After taking over his aunt's working ranch, Compton Cowboy Randy Savvy developed an equestrian program to serve inner-city youth at risk for dropping out of school, incarceration and poverty.
In response to the violence and trauma around him, Savvy also makes music, and his single, "Colorblind," served as an essential anthem during last summer's protests. In an interview for "LA Times Today," Savvy joined host Lisa McRee to share his story.
The Compton Cowboys are a group of childhood friends who use horseback riding and equestrian culture to influence inner-city youth.
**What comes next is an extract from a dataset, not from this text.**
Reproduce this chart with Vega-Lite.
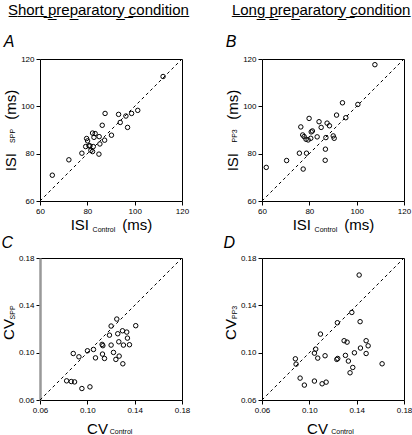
{
  "$schema": "https://vega.github.io/schema/vega-lite/v6.json",
  "padding": {"left": 0, "top": 2, "right": 2, "bottom": 1},
  "config": {
    "font": "Liberation Sans",
    "view": {"stroke": "black", "strokeWidth": 1},
    "axis": {"grid": false, "domain": false, "tickColor": "black", "tickSize": 4, "labelFontSize": 8, "labelColor": "black", "labelPadding": 2, "titleFontSize": 15, "titleFontWeight": "normal", "titleColor": "black", "labelFlush": false},
    "title": {"fontWeight": "normal", "color": "black"}
  },
  "datasets": {
    "one": [{"n": 1}],
    "isiShort": [
      {"control": 65.2, "spp": 70.9}, {"control": 72.2, "spp": 77.4}, {"control": 77.7, "spp": 80.2}, {"control": 79.3, "spp": 83.0},
      {"control": 79.7, "spp": 86.4}, {"control": 80.1, "spp": 85.4}, {"control": 80.7, "spp": 83.3}, {"control": 81.1, "spp": 83.3},
      {"control": 81.5, "spp": 81.4}, {"control": 82.2, "spp": 80.9}, {"control": 82.5, "spp": 83.0}, {"control": 82.2, "spp": 88.7},
      {"control": 83.3, "spp": 88.5}, {"control": 82.8, "spp": 86.9}, {"control": 85.0, "spp": 87.2}, {"control": 85.3, "spp": 84.1},
      {"control": 84.9, "spp": 79.8}, {"control": 87.3, "spp": 85.7}, {"control": 86.3, "spp": 92.0}, {"control": 87.5, "spp": 97.0},
      {"control": 90.2, "spp": 87.8}, {"control": 93.2, "spp": 96.6}, {"control": 93.9, "spp": 93.2}, {"control": 96.3, "spp": 95.9},
      {"control": 97.0, "spp": 91.1}, {"control": 98.7, "spp": 97.0}, {"control": 101.3, "spp": 98.3}, {"control": 112.0, "spp": 112.6}
    ],
    "isiLong": [
      {"control": 61.8, "pp3": 74.2}, {"control": 70.4, "pp3": 77.1}, {"control": 75.8, "pp3": 80.2}, {"control": 77.4, "pp3": 73.5},
      {"control": 78.8, "pp3": 80.2}, {"control": 76.4, "pp3": 91.3}, {"control": 77.2, "pp3": 87.9}, {"control": 77.8, "pp3": 87.2},
      {"control": 78.6, "pp3": 86.1}, {"control": 79.5, "pp3": 85.8}, {"control": 79.9, "pp3": 94.9}, {"control": 80.6, "pp3": 86.5},
      {"control": 80.8, "pp3": 89.2}, {"control": 81.3, "pp3": 89.6}, {"control": 83.3, "pp3": 87.1}, {"control": 84.1, "pp3": 93.5},
      {"control": 85.0, "pp3": 91.1}, {"control": 87.0, "pp3": 86.8}, {"control": 86.8, "pp3": 81.9}, {"control": 86.7, "pp3": 77.2},
      {"control": 87.5, "pp3": 92.9}, {"control": 88.5, "pp3": 91.8}, {"control": 90.1, "pp3": 87.5}, {"control": 90.5, "pp3": 86.5},
      {"control": 91.5, "pp3": 96.3}, {"control": 94.0, "pp3": 101.5}, {"control": 95.4, "pp3": 95.2}, {"control": 100.5, "pp3": 100.8},
      {"control": 107.7, "pp3": 117.6}
    ],
    "cvShort": [
      {"control": 0.0825, "spp": 0.0762}, {"control": 0.0864, "spp": 0.0756}, {"control": 0.0892, "spp": 0.0753}, {"control": 0.0954, "spp": 0.0697},
      {"control": 0.1022, "spp": 0.0711}, {"control": 0.0881, "spp": 0.0993}, {"control": 0.0929, "spp": 0.0965}, {"control": 0.1001, "spp": 0.1016},
      {"control": 0.1052, "spp": 0.1027}, {"control": 0.1069, "spp": 0.0956}, {"control": 0.1125, "spp": 0.1070}, {"control": 0.1128, "spp": 0.0988},
      {"control": 0.1145, "spp": 0.0951}, {"control": 0.1131, "spp": 0.1059}, {"control": 0.1187, "spp": 0.1148}, {"control": 0.1201, "spp": 0.1225},
      {"control": 0.1201, "spp": 0.1064}, {"control": 0.1221, "spp": 0.1002}, {"control": 0.1241, "spp": 0.0943}, {"control": 0.1249, "spp": 0.1284},
      {"control": 0.1257, "spp": 0.1160}, {"control": 0.1266, "spp": 0.1092}, {"control": 0.1269, "spp": 0.0971}, {"control": 0.1297, "spp": 0.1185},
      {"control": 0.1300, "spp": 0.0906}, {"control": 0.1305, "spp": 0.1064}, {"control": 0.1333, "spp": 0.1174}, {"control": 0.1339, "spp": 0.1123},
      {"control": 0.1356, "spp": 0.1067}, {"control": 0.1409, "spp": 0.1228}
    ],
    "cvLong": [
      {"control": 0.0882, "pp3": 0.0948}, {"control": 0.0888, "pp3": 0.0903}, {"control": 0.0922, "pp3": 0.0785}, {"control": 0.0958, "pp3": 0.0726},
      {"control": 0.1043, "pp3": 0.0996}, {"control": 0.1054, "pp3": 0.1030}, {"control": 0.1071, "pp3": 0.0954}, {"control": 0.1094, "pp3": 0.1157},
      {"control": 0.1043, "pp3": 0.0760}, {"control": 0.1108, "pp3": 0.0737}, {"control": 0.1142, "pp3": 0.0751}, {"control": 0.1133, "pp3": 0.0974},
      {"control": 0.1232, "pp3": 0.0943}, {"control": 0.1240, "pp3": 0.0951}, {"control": 0.1237, "pp3": 0.1253}, {"control": 0.1294, "pp3": 0.1101},
      {"control": 0.1319, "pp3": 0.1089}, {"control": 0.1305, "pp3": 0.0977}, {"control": 0.1330, "pp3": 0.0929}, {"control": 0.1344, "pp3": 0.0830},
      {"control": 0.1367, "pp3": 0.0875}, {"control": 0.1381, "pp3": 0.0999}, {"control": 0.1359, "pp3": 0.1340}, {"control": 0.1421, "pp3": 0.1656},
      {"control": 0.1429, "pp3": 0.1262}, {"control": 0.1432, "pp3": 0.1039}, {"control": 0.1480, "pp3": 0.1101}, {"control": 0.1497, "pp3": 0.1058},
      {"control": 0.1480, "pp3": 0.0993}, {"control": 0.1615, "pp3": 0.0906}
    ]
  },
  "hconcat": [
    {
      "title": {"text": "S\u0332h\u0332o\u0332r\u0332t\u0332 \u0332p\u0332r\u0332e\u0332p\u0332a\u0332r\u0332a\u0332t\u0332o\u0332r\u0332y\u0332 \u0332c\u0332o\u0332n\u0332d\u0332i\u0332t\u0332i\u0332o\u0332n\u0332", "fontSize": 15, "anchor": "start", "dx": 7, "offset": 16},
      "spacing": 0,
      "vconcat": [
        {
          "width": 142, "height": 142,
          "title": {"text": "A", "anchor": "start", "frame": "bounds", "fontSize": 16, "fontStyle": "italic", "offset": 5},
          "layer": [
            {
              "data": {"name": "isiShort"},
              "mark": {"type": "point", "filled": false, "color": "black", "size": 20, "strokeWidth": 1, "opacity": 1},
              "encoding": {
                "x": {"field": "control", "type": "quantitative", "scale": {"domain": [60, 120], "nice": false, "zero": false}, "axis": {"values": [60, 80, 100, 120], "title": "ISI\u00a0\u00a0\u00a0\u00a0\u00a0\u00a0\u00a0\u00a0(ms)", "titlePadding": 2}},
                "y": {"field": "spp", "type": "quantitative", "scale": {"domain": [60, 120], "nice": false, "zero": false}, "axis": {"values": [60, 80, 100, 120], "title": "ISI\u00a0\u00a0\u00a0\u00a0\u00a0\u00a0\u00a0\u00a0(ms)", "titlePadding": 2}}
              }
            },
            {
              "data": {"name": "one"},
              "mark": {"type": "rule", "strokeDash": [3, 3], "color": "black", "strokeWidth": 1},
              "encoding": {"x": {"datum": 60, "type": "quantitative"}, "y": {"datum": 60, "type": "quantitative"}, "x2": {"datum": 120}, "y2": {"datum": 120}}
            },
            {
              "data": {"name": "one"},
              "mark": {"type": "text", "fontSize": 7, "text": "Control", "align": "center", "baseline": "alphabetic", "color": "black", "fill": "black"},
              "encoding": {"x": {"datum": 87, "type": "quantitative"}, "y": {"datum": 47.1, "type": "quantitative"}}
            },
            {
              "data": {"name": "one"},
              "mark": {"type": "text", "fontSize": 7, "text": "SPP", "angle": 270, "align": "center", "baseline": "alphabetic", "color": "black", "fill": "black"},
              "encoding": {"x": {"datum": 49.6, "type": "quantitative"}, "y": {"datum": 87.5, "type": "quantitative"}}
            }
          ]
        },
        {
          "width": 142, "height": 142,
          "title": {"text": "C", "anchor": "start", "frame": "bounds", "fontSize": 16, "fontStyle": "italic", "offset": 3},
          "layer": [
            {
              "data": {"name": "cvShort"},
              "mark": {"type": "point", "filled": false, "color": "black", "size": 20, "strokeWidth": 1, "opacity": 1},
              "encoding": {
                "x": {"field": "control", "type": "quantitative", "scale": {"domain": [0.06, 0.18], "nice": false, "zero": false}, "axis": {"values": [0.06, 0.10, 0.14, 0.18], "format": ".2f", "title": "CV", "titleX": 57, "titleAlign": "center", "titlePadding": 7}},
                "y": {"field": "spp", "type": "quantitative", "scale": {"domain": [0.06, 0.18], "nice": false, "zero": false}, "axis": {"values": [0.06, 0.10, 0.14, 0.18], "format": ".2f", "title": "CV", "titlePadding": 2, "domain": true, "domainColor": "#999999", "domainWidth": 2.5}}
              }
            },
            {
              "data": {"name": "one"},
              "mark": {"type": "rule", "strokeDash": [3, 3], "color": "black", "strokeWidth": 1},
              "encoding": {"x": {"datum": 0.06, "type": "quantitative"}, "y": {"datum": 0.06, "type": "quantitative"}, "x2": {"datum": 0.18}, "y2": {"datum": 0.18}}
            },
            {
              "data": {"name": "one"},
              "mark": {"type": "text", "fontSize": 7, "text": "Control", "align": "center", "baseline": "alphabetic", "color": "black", "fill": "black"},
              "encoding": {"x": {"datum": 0.1285, "type": "quantitative"}, "y": {"datum": 0.0314, "type": "quantitative"}}
            },
            {
              "data": {"name": "one"},
              "mark": {"type": "text", "fontSize": 7, "text": "SPP", "angle": 270, "align": "center", "baseline": "alphabetic", "color": "black", "fill": "black"},
              "encoding": {"x": {"datum": 0.0392, "type": "quantitative"}, "y": {"datum": 0.134, "type": "quantitative"}}
            }
          ]
        }
      ]
    },
    {
      "title": {"text": "L\u0332o\u0332n\u0332g\u0332 \u0332p\u0332r\u0332e\u0332p\u0332a\u0332r\u0332a\u0332t\u0332o\u0332r\u0332y\u0332 \u0332c\u0332o\u0332n\u0332d\u0332i\u0332t\u0332i\u0332o\u0332n\u0332", "fontSize": 15, "anchor": "start", "dx": 9, "offset": 16},
      "spacing": 0,
      "vconcat": [
        {
          "width": 142, "height": 142,
          "title": {"text": "B", "anchor": "start", "frame": "bounds", "fontSize": 16, "fontStyle": "italic", "offset": 5},
          "layer": [
            {
              "data": {"name": "isiLong"},
              "mark": {"type": "point", "filled": false, "color": "black", "size": 20, "strokeWidth": 1, "opacity": 1},
              "encoding": {
                "x": {"field": "control", "type": "quantitative", "scale": {"domain": [60, 120], "nice": false, "zero": false}, "axis": {"values": [60, 80, 100, 120], "title": "ISI\u00a0\u00a0\u00a0\u00a0\u00a0\u00a0\u00a0\u00a0(ms)", "titlePadding": 2}},
                "y": {"field": "pp3", "type": "quantitative", "scale": {"domain": [60, 120], "nice": false, "zero": false}, "axis": {"values": [60, 80, 100, 120], "title": "ISI\u00a0\u00a0\u00a0\u00a0\u00a0\u00a0\u00a0\u00a0(ms)", "titlePadding": 2}}
              }
            },
            {
              "data": {"name": "one"},
              "mark": {"type": "rule", "strokeDash": [3, 3], "color": "black", "strokeWidth": 1},
              "encoding": {"x": {"datum": 60, "type": "quantitative"}, "y": {"datum": 60, "type": "quantitative"}, "x2": {"datum": 120}, "y2": {"datum": 120}}
            },
            {
              "data": {"name": "one"},
              "mark": {"type": "text", "fontSize": 7, "text": "Control", "align": "center", "baseline": "alphabetic", "color": "black", "fill": "black"},
              "encoding": {"x": {"datum": 87, "type": "quantitative"}, "y": {"datum": 47.1, "type": "quantitative"}}
            },
            {
              "data": {"name": "one"},
              "mark": {"type": "text", "fontSize": 7, "text": "PP3", "angle": 270, "align": "center", "baseline": "alphabetic", "color": "black", "fill": "black"},
              "encoding": {"x": {"datum": 49.6, "type": "quantitative"}, "y": {"datum": 87.5, "type": "quantitative"}}
            }
          ]
        },
        {
          "width": 142, "height": 142,
          "title": {"text": "D", "anchor": "start", "frame": "bounds", "fontSize": 16, "fontStyle": "italic", "offset": 3},
          "layer": [
            {
              "data": {"name": "cvLong"},
              "mark": {"type": "point", "filled": false, "color": "black", "size": 20, "strokeWidth": 1, "opacity": 1},
              "encoding": {
                "x": {"field": "control", "type": "quantitative", "scale": {"domain": [0.06, 0.18], "nice": false, "zero": false}, "axis": {"values": [0.06, 0.10, 0.14, 0.18], "format": ".2f", "title": "CV", "titleX": 55, "titleAlign": "center", "titlePadding": 7}},
                "y": {"field": "pp3", "type": "quantitative", "scale": {"domain": [0.06, 0.18], "nice": false, "zero": false}, "axis": {"values": [0.06, 0.10, 0.14, 0.18], "format": ".2f", "title": "CV", "titlePadding": 2}}
              }
            },
            {
              "data": {"name": "one"},
              "mark": {"type": "rule", "strokeDash": [3, 3], "color": "black", "strokeWidth": 1},
              "encoding": {"x": {"datum": 0.06, "type": "quantitative"}, "y": {"datum": 0.06, "type": "quantitative"}, "x2": {"datum": 0.18}, "y2": {"datum": 0.18}}
            },
            {
              "data": {"name": "one"},
              "mark": {"type": "text", "fontSize": 7, "text": "Control", "align": "center", "baseline": "alphabetic", "color": "black", "fill": "black"},
              "encoding": {"x": {"datum": 0.128, "type": "quantitative"}, "y": {"datum": 0.0314, "type": "quantitative"}}
            },
            {
              "data": {"name": "one"},
              "mark": {"type": "text", "fontSize": 7, "text": "PP3", "angle": 270, "align": "center", "baseline": "alphabetic", "color": "black", "fill": "black"},
              "encoding": {"x": {"datum": 0.0392, "type": "quantitative"}, "y": {"datum": 0.134, "type": "quantitative"}}
            }
          ]
        }
      ]
    }
  ],
  "spacing": 31
}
"We grew up riding together in a program that my aunt started called the Compton Junior Posse in the '80s," Savvy said. "It is an organization that used horses to keep kids out of the street. We are all products of that program, so now we are paving it forward to the next generation. We are involved hands-on and are trying to show the kids a different way, and we're trying to do something good for our city."
The coronavirus pandemic harmed the ranch, but Savvy said he reached out to the community for help.
"The community is everything for us. hey are the reason we keep going when things got hard. All we did was reach out publicly through a post, and the city of Compton and the greater community helped out with funding. We even ended up hearing from Dr. Dre, who reached out and donated a year's worth of funding to feed our horses. That was incredible and helped us get through it. Thanks to him and everyone else that lend a hand, it really meant everything to keep our ranch running and going, and we are still here and still in the fight."
Dr. Dre also worked on a song with Savvy, titled "Colorblind." The song focuses on how different colors contribute to the trauma faced in communities of color.
"It was a song I had in mind that I originally wrote to address gang violence in our community," said Savvy. "But then, when police killed George Floyd, it got back into my mind, and I realized this serves as a bigger message, so I reached out to Dre, and he put his musical touch into it. He elevated into what it was, and now when you listen to it, it gives you goosebumps. The song addresses all the different traumas we experience in the inner city related to the colors we see. I am thinking about the red and blue lights of the police cars that we see, or bloods and crips flags. We have seen a lot of yellow tape from murder scenes, white chalk from the ground; Black faces on the asphalt, so where we come from, all these colors haunt me traumatize me over my life. So, that is what the song addresses. It is about getting out of this toxic cycle of crime and violence we experience and try to make a better way for ourselves as a people."
Last year, author and journalist Walter Thompson-Hernandez released the book Compton Cowboys, and now it is being made into a film. Savvy said this is an excellent way to tell Black stories.
"We are developing a full-length feature film. It is going to be about the Compton Cowboys, and it is inspired by true events. It will have actors, writers, and all of that. We are almost done with the script now. I think there is an appetite for more diverse faces on screen, books, and different things. People want to hear new and fresh stuff, and the kids need to see that diversity in the entertainment industry."
Regarding the Compton Cowboys, the ranch remains closed to the public, but Savvy said he is hopeful that the program will be up and running soon.
"We are still in the trenches fighting a good fight and trying to keep the ranch open. But for now, our horses are here; they are healthy, they are fed, and everything is taken care of. We are keeping our fingers crossed, but hopefully, as COVID starts to ease up, we can start getting back to the program and do stuff with our kids, which we care about the most. We want the ranch to be a space for kids to come and escape, and be around nature and horses, and get that much-needed therapy that they need."